Sound and image may be presented from corresponding audio-visual perspectives both when it comes to observational, active, individual and personal POAs. This is the case, for instance, when both visual and sound perspectives are observational or when an external focalization on the visual side is combined with an active POA. But rather than focusing on such situations alone, it is interesting to discuss situations where there are discrepancies between the visual and auditory perspectives. Such differences also guide the kind of terminology that is suitable for discussing visual and auditory perspectives –sound and visuals should be necessarily examined separately as well as in relation to each other when analyzing and describing variations in audio-visual interplay.

 

Sports programs can typically be examples of such audio-visual “dissonance.” Such programs can be very inventive when it comes to visuals by using motorized cameras on rails, wires, cranes, helicopters, snowmobiles and steady cams together with slow motion and replays with multi-angled recordings. Such programming often involves very active shifts between multiple camera positions and different angles, while the POA may remain much more static and tend to be observational in the same situations (that is, unless live “audio sweetening” or post-synchronized sounds are used to present more “close-up sounds”). Sports programs may, therefore, offer examples where the sound perspective is more observational, while the visuals move more freely between the observational and the more active and participatory. This can be the opposite in voice-centred studio productions, which often present a close sonic perspective on voices – often combined only with distant sounds from the audience, like clapping, laughter and other sounds – and again paired with visuals that move relatively freely between different camera positions and framings – some of which are also positioned at a relatively long distance. There are, of course, important reasons why visual jumps in space very seldom are paired with similar jumps in acoustic presentation; the main reason being the significant role played by the soundtrack in providing a sense of continuity in most television productions.
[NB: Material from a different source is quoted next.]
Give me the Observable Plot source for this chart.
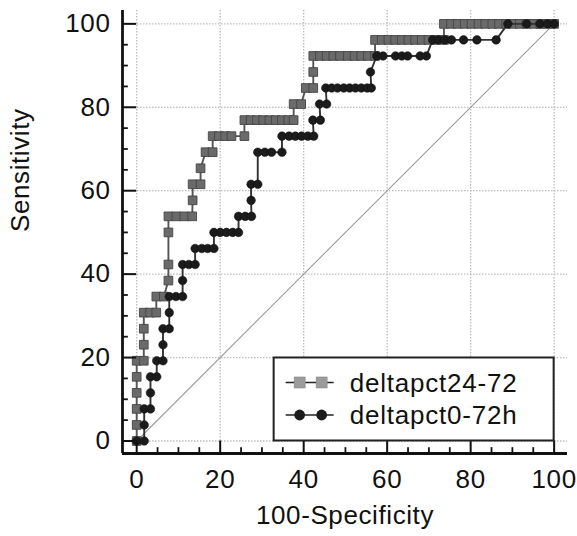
<!DOCTYPE html>
<html><head><meta charset="utf-8">
<script src="https://cdn.jsdelivr.net/npm/d3@7"></script>
<script src="https://cdn.jsdelivr.net/npm/@observablehq/plot@0.6"></script>
<style>
body{margin:0;background:#fff;}
#chart svg text{font-family:"Liberation Sans",Arial,sans-serif;letter-spacing:0.6px;}
</style></head><body><div id="chart"></div>
<script>
// Series 1: deltapct24-72 (squares) — 100-Specificity / Sensitivity
const sqX = [0,0,0,0,0,0,1.7,1.7,1.7,1.7,3.2,4.7,4.7,6.5,7.6,7.6,7.6,7.6,9.5,11.4,13.3,13.4,13.4,15.3,15.3,16.5,18.2,18.2,19.7,21.2,22.7,25.8,25.8,27.3,28.8,30.3,31.8,33.3,34.8,36.3,37.6,37.6,39.4,40.5,42.3,42.3,42.3,43.9,45.5,47.1,48.7,50.6,52.2,53.8,55.4,57.1,57.1,58.7,60.3,61.9,63.5,65.1,66.7,68.3,69.9,71.5,73.6,73.6,75.3,76.9,78.6,80.2,81.9,83.5,85.2,86.8,88.5,90.1,91.8,93.4,95.1,96.7,98.4,100];
const sqY = [0,3.85,7.69,11.54,15.38,19.23,19.23,23.08,26.92,30.77,30.77,30.77,34.62,34.62,38.46,42.31,50,53.85,53.85,53.85,53.85,57.69,61.54,61.54,65.38,69.23,69.23,73.08,73.08,73.08,73.08,73.08,76.92,76.92,76.92,76.92,76.92,76.92,76.92,76.92,76.92,80.77,80.77,84.62,84.62,88.46,92.31,92.31,92.31,92.31,92.31,92.31,92.31,92.31,92.31,92.31,96.15,96.15,96.15,96.15,96.15,96.15,96.15,96.15,96.15,96.15,96.15,100,100,100,100,100,100,100,100,100,100,100,100,100,100,100,100,100];
// Series 2: deltapct0-72h (circles)
const ciX = [0,1.8,1.8,1.8,3.3,3.3,3.3,4.8,4.8,6.3,6.3,6.3,7.8,7.8,7.8,9.4,11.0,11.0,11.0,12.5,14.0,14.0,15.6,17.0,18.5,18.5,20.0,21.5,23.0,24.4,24.4,26.0,27.5,27.4,27.4,29.0,29.0,30.7,32.3,34.8,34.8,36.5,38.0,39.5,41.0,42.4,42.2,44.0,43.8,45.5,45.3,46.7,48.1,49.6,51.0,52.4,53.8,55.2,56.2,56.0,57.5,59.0,62.0,63.5,64.9,67.9,69.4,70.9,72.3,73.8,75.4,78.3,81.5,86.1,88.9,93.4,96.6,98.4,100];
const ciY = [0,0,3.85,7.69,7.69,11.54,15.38,15.38,19.23,19.23,23.08,26.92,26.92,30.77,34.62,34.62,34.62,38.46,42.31,42.31,42.31,46.15,46.15,46.15,46.15,50,50,50,50,50,53.85,53.85,53.85,57.69,61.54,61.54,69.23,69.23,69.23,69.23,73.08,73.08,73.08,73.08,73.08,73.08,76.92,76.92,80.77,80.77,84.62,84.62,84.62,84.62,84.62,84.62,84.62,84.62,84.62,88.46,92.31,92.31,92.31,92.31,92.31,92.31,92.31,96.15,96.15,96.15,96.15,96.15,96.15,96.15,100,100,100,100,100];
const diagonal = [0, 100];
const majorTicks = [0, 20, 40, 60, 80, 100];
const minorTicks = [5, 10, 15, 25, 30, 35, 45, 50, 55, 65, 70, 75, 85, 90, 95];
const seriesNames = ["deltapct24-72", "deltapct0-72h"];
const xTitle = "100-Specificity";
const yTitle = "Sensitivity";

const xDomain = [-3.4, 103.2];
const yDomain = [-3.0, 103.2];

const sq = sqX.map((x, i) => ({x, y: sqY[i]}));
const ci = ciX.map((x, i) => ({x, y: ciY[i]}));
const diag = diagonal.map(v => ({x: v, y: v}));

const grid = {stroke: "#bdbdbd", strokeWidth: 1.3, strokeDasharray: "1.5,1.5", strokeOpacity: 1};
const ink = "#111";
const FS = 26;

const plot = Plot.plot({
  width: 577, height: 536,
  marginLeft: 122, marginRight: 10, marginTop: 10, marginBottom: 83,
  x: {domain: xDomain, label: null},
  y: {domain: yDomain, label: null},
  style: {fontFamily: "Liberation Sans, Arial, sans-serif", fontSize: FS + "px", color: ink, background: "#fff", overflow: "visible"},
  marks: [
    Plot.ruleX(majorTicks, grid),
    Plot.ruleY(majorTicks, grid),
    Plot.line(diag, {x: "x", y: "y", stroke: "#9a9a9a", strokeWidth: 1.1}),
    Plot.line(sq, {x: "x", y: "y", stroke: "#555", strokeWidth: 1.9}),
    Plot.dot(sq, {x: "x", y: "y", symbol: "square", r: 4.9, fill: "#6a6a6a", stroke: "#454545", strokeWidth: 0.9}),
    Plot.line(ci, {x: "x", y: "y", stroke: "#333", strokeWidth: 1.9}),
    Plot.dot(ci, {x: "x", y: "y", r: 4.3, fill: "#1b1b1b", stroke: "#111", strokeWidth: 0.5}),
    Plot.ruleX(majorTicks, {y1: yDomain[0], y2: 0, stroke: ink, strokeWidth: 2}),
    Plot.ruleX(minorTicks, {y1: yDomain[0], y2: yDomain[0] + 1.4, stroke: ink, strokeWidth: 1.8}),
    Plot.ruleY(majorTicks, {x1: xDomain[0], x2: 0, stroke: ink, strokeWidth: 2}),
    Plot.ruleY(minorTicks, {x1: xDomain[0], x2: xDomain[0] + 1.4, stroke: ink, strokeWidth: 1.8}),
    Plot.ruleX([xDomain[0]], {stroke: ink, strokeWidth: 2.8}),
    Plot.ruleY([yDomain[0]], {stroke: ink, strokeWidth: 2.8}),
    Plot.axisX(majorTicks, {tickSize: 0, tickPadding: 16, label: null, fontSize: FS}),
    Plot.axisY(majorTicks, {tickSize: 0, tickPadding: 12, label: null, fontSize: FS}),
    Plot.text([xTitle], {frameAnchor: "bottom", dy: 70, fontSize: FS, fill: ink}),
    Plot.text([yTitle], {frameAnchor: "left", rotate: -90, dx: -102, fontSize: FS, fill: ink})
  ]
});

// Legend box (bottom-right, inside frame)
const sx = plot.scale("x"), sy = plot.scale("y");
const bx2 = sx.apply(100), by2 = sy.apply(0);
const bw = 280, bh = 83;
const bx = bx2 - bw, by = by2 - bh;
const svg = d3.select(plot);
const lg = svg.append("g");
lg.append("rect").attr("x", bx).attr("y", by).attr("width", bw).attr("height", bh)
  .attr("fill", "#fff").attr("stroke", "#222").attr("stroke-width", 2);
const rows = [
  {name: seriesNames[0], cy: by + 25, base: by + 34.5, kind: "square"},
  {name: seriesNames[1], cy: by + 57.5, base: by + 66.7, kind: "circle"}
];
rows.forEach(r => {
  lg.append("line").attr("x1", bx + 12).attr("x2", bx + 60).attr("y1", r.cy).attr("y2", r.cy)
    .attr("stroke", "#222").attr("stroke-width", 1.5);
  [bx + 26, bx + 48].forEach(cx => {
    if (r.kind === "square") {
      lg.append("rect").attr("x", cx - 5.5).attr("y", r.cy - 5.5).attr("width", 11).attr("height", 11)
        .attr("fill", "#9b9b9b").attr("stroke", "#8a8a8a").attr("stroke-width", 0.6);
    } else {
      lg.append("circle").attr("cx", cx).attr("cy", r.cy).attr("r", 5.4).attr("fill", "#1b1b1b");
    }
  });
  lg.append("text").attr("x", bx + 76).attr("y", r.base).attr("font-size", FS)
    .attr("text-anchor", "start").attr("fill", ink).style("letter-spacing", "0.8px").text(r.name);
});

document.getElementById("chart").append(plot);
</script></body></html>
One interesting point, however, is that such continuity can be established by presenting both observational or active POA, as in the examples of sports programs and studio productions mentioned here.

 

When it comes to individual and personal POAs, these forms are usually paired with explicit visual indications of subjectivity, such as internal focalizations, but sometimes also external focalizations. Two techniques that are typically used are tracking shots (that close in on a character and thereby signal a gradual shift towards individual or personal POA), or the use of more plain close-ups (that signal a movement toward the subjective). Eyes that open or close can also function as cues – for instance to signal a flashback in the trailer for Boardwalk Empire cited above. Personal POA, likewise, can also be interpreted on the basis of more contextual cues. The act of writing or reading can, when paired with an inner voice, be regarded as belonging to the inner sound world of a character that performs the reading or writing – even if the visuals are presented rather observationally. A personal POA, too, can be interpreted when a character returns to her childhood home, whereby the audience hears an inner world of sounds that seem related to the past – even if the visuals belong to the category of external focalization. The interpretation of both individual and personal POA would, of course, be far more obvious when such sounds are combined with internal focalization on the part of the visuals.

 

These kinds of differences in visual and aural perspectives are important when discussing terms, whether POA or other related visual terminology. Such variations provide a rationale to argue that a more holistic terminology that describes both visual and sonic perspectives at the same time is not the best choice. The four categories of POA that are suggested here should therefore be combined with corresponding categories that describe visual perspectives, as I have chosen to do above, when engaging with Branigan’s levels of narration. This double set of terminology is important in order to account for different examples of audio-visual interplay, even when the sounds and visuals represent very different perspectives.

 

Conclusion


All in all, the present discussion has established a number of insights on how television sound design has been “closing in” on both situations and individuals over time, both in a spatial and in a subjective sense. New production practices with miniature microphones, the “sweetening” of live sound in sports, and examples of more ambitious sound design that gives access to a character’s inner worlds are all indications of such changes. These new categories of POA can thus better describe historical changes and contemporary developments when it comes to the use of sound perspectives in a wide range of television programs.

 

These categories are similar to visually-oriented concepts and terminology, which present significant challenges when rethinking the concept of POA. For one, while a visual (static) shot represents a more specific, singular point by the use of framing and a relatively defined camera distance, a POA can be the result of multiple parallel microphone perspectives and multiple layers of sound. When discussing POAs one should therefore always note that what is actually presented is – as Chion points out – a zone or a space (Chion 1994: 90).

 

This essay has asserted the advantages gained by an engagement with visually-oriented concepts and terminology. The categories presented by Branigan are, for instance, well-known and used by numerous scholars. By operating with corresponding (but separate) categories for visual perspectives and sound perspectives, such correspondences also make it possible to describe how variations in audio-visual interplay work in different productions. This essay has provided a number of examples where the visual and aural presentations unite in corresponding perspectives, but also examples where the two perspectives depart from each other. This variation in audio-visual interplay demands a separate terminology for sounds and visuals, as discussed above.

 

The four categories described by Branigan have proven to be both effective and sufficient when it comes to describing spatial and subjective perspectives, and one can hope that the redefinition of POA into four categories can help to make this term less problematic and more relevant for television sound. Certainly, it can be fruitful to discuss sound perspectives with more detailed categories, but a categorization of POA should also be based on variations that are identifiable for scholars, students and practitioners. The various examples in this essay have shown how different points of audition can be identified and the relevance of observational, active, individual and personal points of audition in contemporary television sound.